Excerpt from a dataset
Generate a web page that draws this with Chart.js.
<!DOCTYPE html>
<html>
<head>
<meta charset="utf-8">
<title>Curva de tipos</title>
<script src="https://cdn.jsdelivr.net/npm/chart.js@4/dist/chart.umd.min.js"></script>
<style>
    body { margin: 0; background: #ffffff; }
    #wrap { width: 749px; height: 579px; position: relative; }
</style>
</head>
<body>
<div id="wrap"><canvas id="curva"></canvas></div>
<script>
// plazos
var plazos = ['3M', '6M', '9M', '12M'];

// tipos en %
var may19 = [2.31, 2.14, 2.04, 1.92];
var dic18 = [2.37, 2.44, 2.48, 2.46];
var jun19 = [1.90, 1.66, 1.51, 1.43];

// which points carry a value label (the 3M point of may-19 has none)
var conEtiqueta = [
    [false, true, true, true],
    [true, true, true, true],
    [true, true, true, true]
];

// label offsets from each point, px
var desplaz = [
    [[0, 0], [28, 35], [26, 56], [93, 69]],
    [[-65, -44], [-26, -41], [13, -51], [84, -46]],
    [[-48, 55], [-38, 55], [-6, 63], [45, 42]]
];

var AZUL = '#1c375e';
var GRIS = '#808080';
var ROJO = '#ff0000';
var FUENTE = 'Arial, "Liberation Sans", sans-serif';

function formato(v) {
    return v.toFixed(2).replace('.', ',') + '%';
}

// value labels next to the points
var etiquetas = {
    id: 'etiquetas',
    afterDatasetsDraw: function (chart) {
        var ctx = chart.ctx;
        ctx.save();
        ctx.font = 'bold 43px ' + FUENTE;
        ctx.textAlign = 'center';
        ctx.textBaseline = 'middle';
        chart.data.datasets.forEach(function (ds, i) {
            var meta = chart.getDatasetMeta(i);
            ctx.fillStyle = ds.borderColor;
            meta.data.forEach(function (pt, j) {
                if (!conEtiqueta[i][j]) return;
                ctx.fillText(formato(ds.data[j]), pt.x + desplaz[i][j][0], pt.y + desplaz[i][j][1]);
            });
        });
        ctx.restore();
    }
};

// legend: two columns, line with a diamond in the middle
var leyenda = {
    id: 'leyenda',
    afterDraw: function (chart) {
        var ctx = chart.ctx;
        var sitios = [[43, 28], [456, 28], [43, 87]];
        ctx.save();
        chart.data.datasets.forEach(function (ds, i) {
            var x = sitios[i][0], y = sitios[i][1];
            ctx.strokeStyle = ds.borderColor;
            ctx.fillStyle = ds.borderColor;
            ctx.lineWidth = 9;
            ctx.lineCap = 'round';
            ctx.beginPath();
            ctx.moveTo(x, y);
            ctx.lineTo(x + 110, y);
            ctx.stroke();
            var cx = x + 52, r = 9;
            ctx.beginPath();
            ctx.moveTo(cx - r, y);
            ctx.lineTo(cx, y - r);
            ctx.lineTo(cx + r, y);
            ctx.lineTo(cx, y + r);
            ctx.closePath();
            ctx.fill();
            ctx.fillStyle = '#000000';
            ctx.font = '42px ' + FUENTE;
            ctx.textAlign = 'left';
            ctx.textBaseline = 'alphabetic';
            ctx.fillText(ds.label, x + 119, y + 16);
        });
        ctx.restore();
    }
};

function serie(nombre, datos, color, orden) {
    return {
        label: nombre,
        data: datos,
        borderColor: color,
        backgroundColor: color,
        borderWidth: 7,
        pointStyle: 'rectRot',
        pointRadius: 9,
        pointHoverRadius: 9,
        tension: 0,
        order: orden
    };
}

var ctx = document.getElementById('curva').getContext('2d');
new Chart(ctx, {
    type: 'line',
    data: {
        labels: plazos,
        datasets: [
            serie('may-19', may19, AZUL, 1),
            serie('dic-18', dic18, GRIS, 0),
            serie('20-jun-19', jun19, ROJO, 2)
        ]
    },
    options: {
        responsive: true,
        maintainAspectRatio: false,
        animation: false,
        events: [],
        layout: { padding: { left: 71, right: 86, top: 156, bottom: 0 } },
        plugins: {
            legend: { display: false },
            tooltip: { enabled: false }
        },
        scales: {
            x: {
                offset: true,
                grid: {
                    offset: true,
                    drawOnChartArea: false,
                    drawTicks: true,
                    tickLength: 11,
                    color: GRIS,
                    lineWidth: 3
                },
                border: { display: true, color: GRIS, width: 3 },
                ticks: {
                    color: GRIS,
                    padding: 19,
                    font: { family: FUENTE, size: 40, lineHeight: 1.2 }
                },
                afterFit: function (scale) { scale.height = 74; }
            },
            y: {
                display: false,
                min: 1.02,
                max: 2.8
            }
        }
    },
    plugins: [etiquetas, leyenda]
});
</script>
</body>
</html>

---

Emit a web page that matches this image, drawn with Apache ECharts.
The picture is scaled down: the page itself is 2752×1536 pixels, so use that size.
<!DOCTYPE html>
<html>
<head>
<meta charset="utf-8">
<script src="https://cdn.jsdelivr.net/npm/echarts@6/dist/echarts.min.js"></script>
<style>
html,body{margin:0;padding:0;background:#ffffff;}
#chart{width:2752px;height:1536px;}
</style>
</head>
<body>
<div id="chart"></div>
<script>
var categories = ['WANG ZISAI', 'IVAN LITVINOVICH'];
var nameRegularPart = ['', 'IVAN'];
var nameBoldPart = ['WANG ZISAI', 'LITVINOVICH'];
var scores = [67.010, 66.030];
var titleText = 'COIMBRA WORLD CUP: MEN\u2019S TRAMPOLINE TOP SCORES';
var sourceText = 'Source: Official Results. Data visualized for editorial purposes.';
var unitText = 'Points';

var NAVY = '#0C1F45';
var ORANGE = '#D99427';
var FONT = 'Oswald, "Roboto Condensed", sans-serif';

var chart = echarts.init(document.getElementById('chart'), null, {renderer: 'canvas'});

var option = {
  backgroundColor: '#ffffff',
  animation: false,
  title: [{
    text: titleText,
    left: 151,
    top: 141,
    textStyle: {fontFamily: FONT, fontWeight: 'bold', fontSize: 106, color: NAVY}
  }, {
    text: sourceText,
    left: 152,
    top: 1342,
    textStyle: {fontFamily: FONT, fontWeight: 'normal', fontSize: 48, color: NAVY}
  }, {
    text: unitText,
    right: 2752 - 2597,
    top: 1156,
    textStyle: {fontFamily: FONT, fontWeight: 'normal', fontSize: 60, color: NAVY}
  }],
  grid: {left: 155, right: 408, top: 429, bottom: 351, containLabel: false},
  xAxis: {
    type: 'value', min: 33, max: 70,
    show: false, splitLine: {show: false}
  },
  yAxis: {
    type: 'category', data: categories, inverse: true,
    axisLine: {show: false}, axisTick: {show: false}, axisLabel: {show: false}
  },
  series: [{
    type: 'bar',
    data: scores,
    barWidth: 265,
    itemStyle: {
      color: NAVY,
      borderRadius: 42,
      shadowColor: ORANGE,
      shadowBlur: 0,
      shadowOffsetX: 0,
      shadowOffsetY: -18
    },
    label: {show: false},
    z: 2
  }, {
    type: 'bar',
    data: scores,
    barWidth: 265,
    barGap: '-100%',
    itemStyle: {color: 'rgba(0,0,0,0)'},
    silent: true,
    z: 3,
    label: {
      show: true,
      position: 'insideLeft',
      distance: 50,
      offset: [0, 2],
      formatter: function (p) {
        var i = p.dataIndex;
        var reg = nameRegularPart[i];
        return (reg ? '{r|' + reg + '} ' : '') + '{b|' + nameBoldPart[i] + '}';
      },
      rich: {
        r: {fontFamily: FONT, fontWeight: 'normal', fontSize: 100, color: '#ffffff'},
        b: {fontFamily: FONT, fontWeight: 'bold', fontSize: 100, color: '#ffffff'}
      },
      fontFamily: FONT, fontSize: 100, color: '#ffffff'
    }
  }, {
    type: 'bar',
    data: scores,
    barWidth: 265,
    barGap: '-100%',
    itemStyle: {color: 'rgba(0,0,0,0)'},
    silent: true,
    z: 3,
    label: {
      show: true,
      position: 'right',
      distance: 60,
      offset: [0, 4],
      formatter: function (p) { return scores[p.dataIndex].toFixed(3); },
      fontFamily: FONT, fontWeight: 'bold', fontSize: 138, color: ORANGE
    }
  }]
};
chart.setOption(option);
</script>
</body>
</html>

...

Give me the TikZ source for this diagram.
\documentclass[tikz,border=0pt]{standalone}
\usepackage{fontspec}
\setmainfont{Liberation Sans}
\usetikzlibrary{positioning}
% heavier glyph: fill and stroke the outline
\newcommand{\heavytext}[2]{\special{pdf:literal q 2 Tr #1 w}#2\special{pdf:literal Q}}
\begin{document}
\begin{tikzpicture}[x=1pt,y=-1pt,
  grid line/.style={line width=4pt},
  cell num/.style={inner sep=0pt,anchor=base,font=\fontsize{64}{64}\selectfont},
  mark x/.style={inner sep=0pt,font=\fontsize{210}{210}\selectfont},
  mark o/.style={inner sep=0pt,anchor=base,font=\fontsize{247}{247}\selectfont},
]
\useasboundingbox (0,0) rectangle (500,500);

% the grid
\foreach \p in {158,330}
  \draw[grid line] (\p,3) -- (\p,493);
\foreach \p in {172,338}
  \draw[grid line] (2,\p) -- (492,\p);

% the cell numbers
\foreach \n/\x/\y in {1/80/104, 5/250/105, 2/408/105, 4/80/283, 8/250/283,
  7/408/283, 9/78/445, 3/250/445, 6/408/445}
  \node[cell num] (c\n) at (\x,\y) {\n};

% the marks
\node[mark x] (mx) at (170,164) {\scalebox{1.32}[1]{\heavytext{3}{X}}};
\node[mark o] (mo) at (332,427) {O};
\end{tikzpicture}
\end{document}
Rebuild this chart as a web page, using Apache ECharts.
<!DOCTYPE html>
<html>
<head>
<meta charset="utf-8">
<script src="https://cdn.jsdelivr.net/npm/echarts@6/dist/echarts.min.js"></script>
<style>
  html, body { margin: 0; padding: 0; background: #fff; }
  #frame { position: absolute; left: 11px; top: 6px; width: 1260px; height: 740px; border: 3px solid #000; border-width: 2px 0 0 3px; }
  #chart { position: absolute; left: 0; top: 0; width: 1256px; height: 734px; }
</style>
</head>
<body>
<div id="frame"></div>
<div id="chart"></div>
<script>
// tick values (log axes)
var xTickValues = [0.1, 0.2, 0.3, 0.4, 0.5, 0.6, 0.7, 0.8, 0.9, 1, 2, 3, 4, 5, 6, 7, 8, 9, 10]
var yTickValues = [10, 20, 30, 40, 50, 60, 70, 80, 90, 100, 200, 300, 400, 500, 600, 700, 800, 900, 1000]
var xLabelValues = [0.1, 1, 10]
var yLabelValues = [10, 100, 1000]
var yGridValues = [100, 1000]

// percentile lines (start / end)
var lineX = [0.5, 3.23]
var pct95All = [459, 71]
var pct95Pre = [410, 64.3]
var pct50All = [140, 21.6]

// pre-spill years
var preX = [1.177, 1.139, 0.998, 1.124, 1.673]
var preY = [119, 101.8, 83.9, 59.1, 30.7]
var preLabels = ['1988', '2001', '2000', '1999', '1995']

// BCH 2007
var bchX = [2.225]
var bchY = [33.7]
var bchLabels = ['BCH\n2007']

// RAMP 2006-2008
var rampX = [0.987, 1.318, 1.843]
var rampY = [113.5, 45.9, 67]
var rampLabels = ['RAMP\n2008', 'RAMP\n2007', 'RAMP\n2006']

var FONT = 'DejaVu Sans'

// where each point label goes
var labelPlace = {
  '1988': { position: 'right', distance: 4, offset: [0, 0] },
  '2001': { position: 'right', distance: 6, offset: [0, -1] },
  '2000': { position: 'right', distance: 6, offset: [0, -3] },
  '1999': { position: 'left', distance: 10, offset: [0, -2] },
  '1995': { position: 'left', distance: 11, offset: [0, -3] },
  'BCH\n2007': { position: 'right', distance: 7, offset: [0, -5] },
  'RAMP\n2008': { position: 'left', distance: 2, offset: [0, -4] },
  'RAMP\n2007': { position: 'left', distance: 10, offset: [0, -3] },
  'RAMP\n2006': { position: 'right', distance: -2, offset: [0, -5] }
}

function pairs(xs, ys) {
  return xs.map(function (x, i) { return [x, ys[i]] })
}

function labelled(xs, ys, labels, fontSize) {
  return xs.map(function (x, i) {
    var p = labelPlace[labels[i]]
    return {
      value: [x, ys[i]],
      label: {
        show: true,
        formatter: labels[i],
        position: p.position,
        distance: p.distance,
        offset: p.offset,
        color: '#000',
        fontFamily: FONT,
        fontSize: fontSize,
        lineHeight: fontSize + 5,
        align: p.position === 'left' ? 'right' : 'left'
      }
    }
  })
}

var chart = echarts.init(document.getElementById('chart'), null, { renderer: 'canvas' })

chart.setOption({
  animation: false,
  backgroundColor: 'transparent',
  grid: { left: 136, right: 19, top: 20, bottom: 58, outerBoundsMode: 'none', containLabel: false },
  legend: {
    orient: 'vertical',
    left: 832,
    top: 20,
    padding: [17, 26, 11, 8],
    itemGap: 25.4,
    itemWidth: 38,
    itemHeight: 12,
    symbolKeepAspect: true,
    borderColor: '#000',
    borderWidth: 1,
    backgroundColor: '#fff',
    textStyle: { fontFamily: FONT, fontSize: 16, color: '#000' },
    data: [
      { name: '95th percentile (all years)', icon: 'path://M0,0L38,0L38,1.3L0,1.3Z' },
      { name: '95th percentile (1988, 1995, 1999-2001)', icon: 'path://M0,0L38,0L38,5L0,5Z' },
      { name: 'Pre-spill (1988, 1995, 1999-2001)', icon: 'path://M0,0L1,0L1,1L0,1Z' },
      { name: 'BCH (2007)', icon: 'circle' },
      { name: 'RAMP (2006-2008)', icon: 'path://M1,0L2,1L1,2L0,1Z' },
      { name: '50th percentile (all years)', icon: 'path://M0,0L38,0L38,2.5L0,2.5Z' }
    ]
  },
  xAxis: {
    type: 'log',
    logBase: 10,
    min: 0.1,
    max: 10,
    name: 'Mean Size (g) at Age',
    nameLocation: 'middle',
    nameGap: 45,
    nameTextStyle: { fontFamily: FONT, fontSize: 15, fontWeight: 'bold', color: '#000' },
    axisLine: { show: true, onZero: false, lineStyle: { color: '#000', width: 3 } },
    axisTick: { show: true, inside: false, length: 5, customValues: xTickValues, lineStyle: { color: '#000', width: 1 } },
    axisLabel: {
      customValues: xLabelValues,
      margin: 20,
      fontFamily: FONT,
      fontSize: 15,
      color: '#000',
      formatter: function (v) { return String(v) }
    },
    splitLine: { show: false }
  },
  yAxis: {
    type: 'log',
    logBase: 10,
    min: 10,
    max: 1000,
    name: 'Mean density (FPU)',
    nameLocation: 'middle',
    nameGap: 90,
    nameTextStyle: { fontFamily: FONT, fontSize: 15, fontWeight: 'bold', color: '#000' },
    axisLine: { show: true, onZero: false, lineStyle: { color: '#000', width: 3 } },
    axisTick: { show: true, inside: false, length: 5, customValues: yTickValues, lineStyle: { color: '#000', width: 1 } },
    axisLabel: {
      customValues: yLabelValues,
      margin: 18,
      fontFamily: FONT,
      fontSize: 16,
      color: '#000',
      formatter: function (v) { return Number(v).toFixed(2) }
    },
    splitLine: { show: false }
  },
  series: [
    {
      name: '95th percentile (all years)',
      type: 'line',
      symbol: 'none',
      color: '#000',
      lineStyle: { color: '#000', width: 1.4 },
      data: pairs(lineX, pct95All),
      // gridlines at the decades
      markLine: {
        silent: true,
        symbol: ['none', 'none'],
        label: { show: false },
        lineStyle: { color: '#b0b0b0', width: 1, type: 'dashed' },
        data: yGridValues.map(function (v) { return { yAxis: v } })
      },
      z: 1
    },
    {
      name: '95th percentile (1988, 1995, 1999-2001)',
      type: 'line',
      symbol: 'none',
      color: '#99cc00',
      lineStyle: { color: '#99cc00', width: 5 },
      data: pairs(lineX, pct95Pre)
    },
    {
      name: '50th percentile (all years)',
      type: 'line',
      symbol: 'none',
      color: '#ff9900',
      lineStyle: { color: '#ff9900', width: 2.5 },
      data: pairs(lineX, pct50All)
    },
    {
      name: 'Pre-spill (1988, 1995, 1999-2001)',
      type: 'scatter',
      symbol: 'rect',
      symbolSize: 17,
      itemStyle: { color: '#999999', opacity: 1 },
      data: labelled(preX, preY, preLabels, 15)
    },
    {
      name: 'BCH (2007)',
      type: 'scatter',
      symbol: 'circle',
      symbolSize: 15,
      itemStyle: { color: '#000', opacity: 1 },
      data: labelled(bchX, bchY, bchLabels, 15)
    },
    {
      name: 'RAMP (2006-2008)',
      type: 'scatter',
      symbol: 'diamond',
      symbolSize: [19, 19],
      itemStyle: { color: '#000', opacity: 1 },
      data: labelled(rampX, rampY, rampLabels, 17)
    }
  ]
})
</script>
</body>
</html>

WHAT YOU HAVE TO DO:
Pick out the lines that contain "page" and copy them.

ANSWER TO THIS EXERCISE:
Generate a web page that draws this with Chart.js.
Emit a web page that matches this image, drawn with Apache ECharts.
The picture is scaled down: the page itself is 2752×1536 pixels, so use that size.
Rebuild this chart as a web page, using Apache ECharts.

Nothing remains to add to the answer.